Les aidants ont besoin d’être aidés et formés

Claudie Kulak

Fondatrice et présidente de La Compagnie des aidants, premier réseau national privé et sécurisé qui propose des solutions innovantes pratiques pour les aidants familiaux et les entreprises, secrétaire générale de l’association Monalisa (Mobilisation nationale contre l’isolement des âgés).

Le Collectif de lutte contre la dénutrition : La dénutrition est-elle un phénomène fréquent à domicile ?

Claudie Kulak : Lorsqu’une personne est fragilisée par la maladie ou le grand âge, elle rentre dans une spirale qui conduit tôt ou tard à la dénutrition. C’est aujourd’hui le cas de mon père qui est atteint de la maladie d’Alzheimer : son traitement a été mal dosé, sa tension est basse, il dort toute la journée, donc il ne mange plus. Malheureusement, on ne la voit pas toujours venir. Il faut commencer par faire accepter sa présence. Or on se heurte souvent au déni du proche et à son refus d’être aidé.

CLD : Quel est votre rôle, notamment dans la lutte contre la dénutrition ?

CK : L’aidant est le chef d’orchestre du domicile de son proche fragilisé. Il doit coordonner les différents intervenants, organiser la sécurisation du domicile, assumer la tutelle juridique et administrative du proche… Ce sont des responsabilités souvent inédites et extrêmement lourdes. Mais surtout, aider un proche, c’est un peu comme s’occuper d’un enfant. C’est une activité à plein temps et parfois déstabilisante, par exemple lorsque vous allez déjeuner au restaurant et que vous êtes confronté au regard des autres.
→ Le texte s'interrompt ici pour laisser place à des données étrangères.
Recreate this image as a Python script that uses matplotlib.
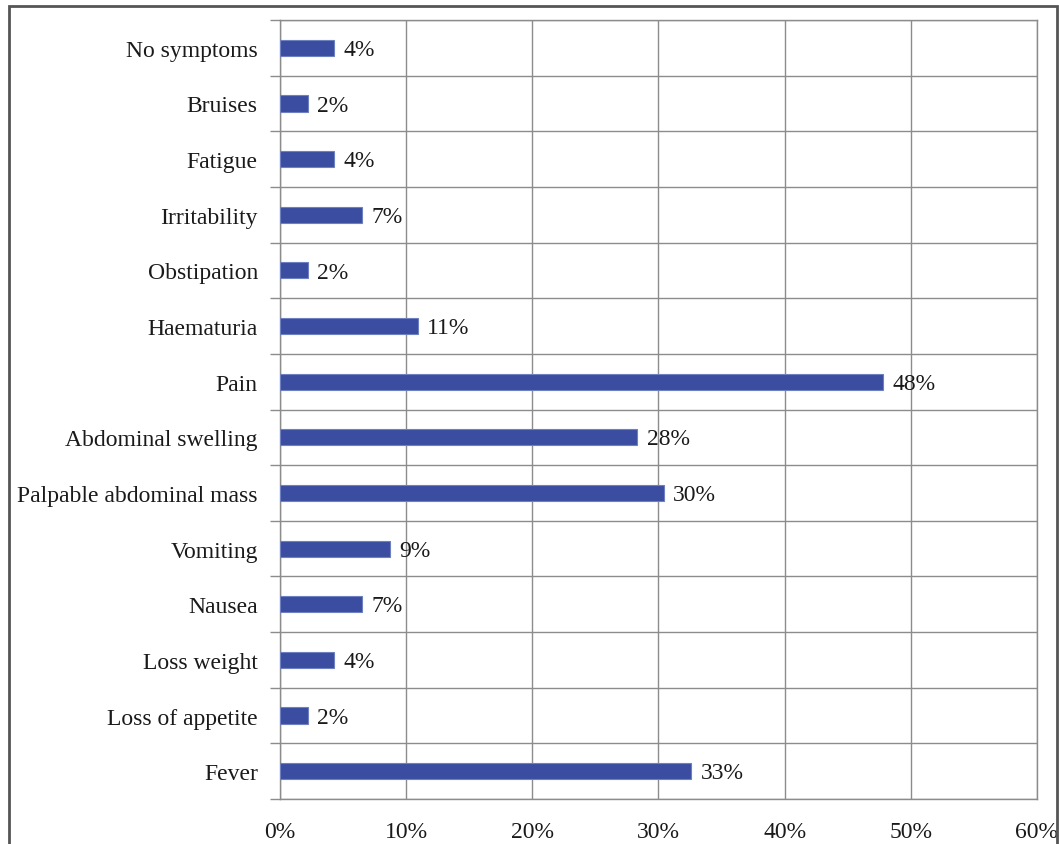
import matplotlib
matplotlib.use("Agg")
import matplotlib.pyplot as plt
from matplotlib.patches import Rectangle
import numpy as np

# symptoms, listed bottom to top as they appear on the chart
symptoms = ["Fever", "Loss of appetite", "Loss weight", "Nausea", "Vomiting",
            "Palpable abdominal mass", "Abdominal swelling", "Pain", "Haematuria",
            "Obstipation", "Irritability", "Fatigue", "Bruises", "No symptoms"]
# share of patients (%)
share = [32.6, 2.2, 4.3, 6.5, 8.7, 30.4, 28.3, 47.8, 10.9, 2.2, 6.5, 4.3, 2.2, 4.3]
x_ticks = [0, 10, 20, 30, 40, 50, 60]

plt.rcParams['font.family'] = ['Liberation Serif', 'DejaVu Serif']
text_color = '#1a1a1a'
grid_color = '#8c8c8c'
fs = 17

fig = plt.figure(figsize=(10.59, 8.45), dpi=100)
ax = fig.add_axes([0.2644, 0.0533, 0.9792 - 0.2644, 0.9751 - 0.0533])

y = np.arange(len(symptoms))
ax.barh(y, share, height=0.29, color='#3a4da0', edgecolor='#6f80c0',
        linewidth=0.8, zorder=3)

# value labels to the right of each bar
for yi, v in zip(y, share):
    ax.text(v + 0.75, yi - 0.03, f"{int(v + 0.5)}%", va='center', ha='left',
            fontsize=fs, color=text_color, zorder=4)

ax.set_xlim(0, 60)
ax.set_ylim(-0.5, len(symptoms) - 0.5)
ax.set_xticks(x_ticks)
ax.set_xticklabels([f"{t}%" for t in x_ticks], fontsize=fs, color=text_color)
ax.set_yticks(y)
ax.set_yticklabels(symptoms, fontsize=fs, color=text_color)
ax.set_yticks(np.arange(-0.5, len(symptoms)), minor=True)

ax.tick_params(axis='x', length=0, pad=16)
ax.tick_params(axis='y', which='major', length=0, pad=16)
ax.tick_params(axis='y', which='minor', length=7, width=1.0, color=grid_color)

ax.grid(axis='x', color=grid_color, linewidth=1.0, zorder=0)
ax.grid(axis='y', which='minor', color=grid_color, linewidth=1.0, zorder=0)
for side in ['left', 'right', 'top', 'bottom']:
    ax.spines[side].set_color(grid_color)
    ax.spines[side].set_linewidth(1.0)

# outer frame around the figure
fig.patches.append(Rectangle((9 / 1059, -0.05), (1057 - 9) / 1059, 1 - 7 / 845 + 0.05,
                             transform=fig.transFigure, fill=False,
                             edgecolor='#555555', linewidth=2, clip_on=False))

fig.savefig("out.png", dpi=100)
La question de l’alimentation ne fait que compliquer un quotidien déjà éprouvant.

Arriver à nourrir le proche est une première étape à franchir : il faut commencer par apprendre à se repérer dans la jungle des théories nutritionnelles et à composer avec un ensemble de contre-indications alimentaires. Mais nourrir, c’est d’abord faire plaisir, qui plus est lorsqu’il s’agit d’une personne dénutrie. Le repas doit donc être à la fois un moment de partage, de plaisir et d’éveil des sens. Or chacun d’entre nous à ses propres préférences gustatives, ses habitudes et ses pratiques alimentaires, qui prennent une importance capitale avec l’avancée en âge. La complexité est à la fois de mettre entre parenthèses sa propre culture, et de réussir à adapter les menus à l’état nutritionnel du proche. C’est très dur pour l’aidant qui se trompe parfois complètement en croyant bien faire.

CLD : De quel accompagnement les aidants ont-ils besoin pour agir plus efficacement contre la dénutrition ?

CK : Les aidants ont besoin d’être accompagnés et soutenus, mais ils ont également besoin d’informations pour prévenir et la dénutrition. Celles-ci sont toujours données dans l’urgence et a posteriori, dans un contexte d’hospitalisation, mais l’objectif est précisément d’éviter d’en arriver là. Or, dans l’inconscient collectif, perdre du poids est considéré comme une conséquence inéluctable de l’âge ou de la maladie. Changer de comportement alimentaire est normal lorsqu’on vieillit, mais cela ne veut pas dire nécessairement réduire son alimentation. Il est donc nécessaire de combattre cette fatalité auprès des aidants, des auxiliaires de vie et de certains professionnels de santé, en nous rappelant que nos aînés ont les mêmes besoins que nous, mais qu’il leur manque simplement la force ou la capacité de les exprimer.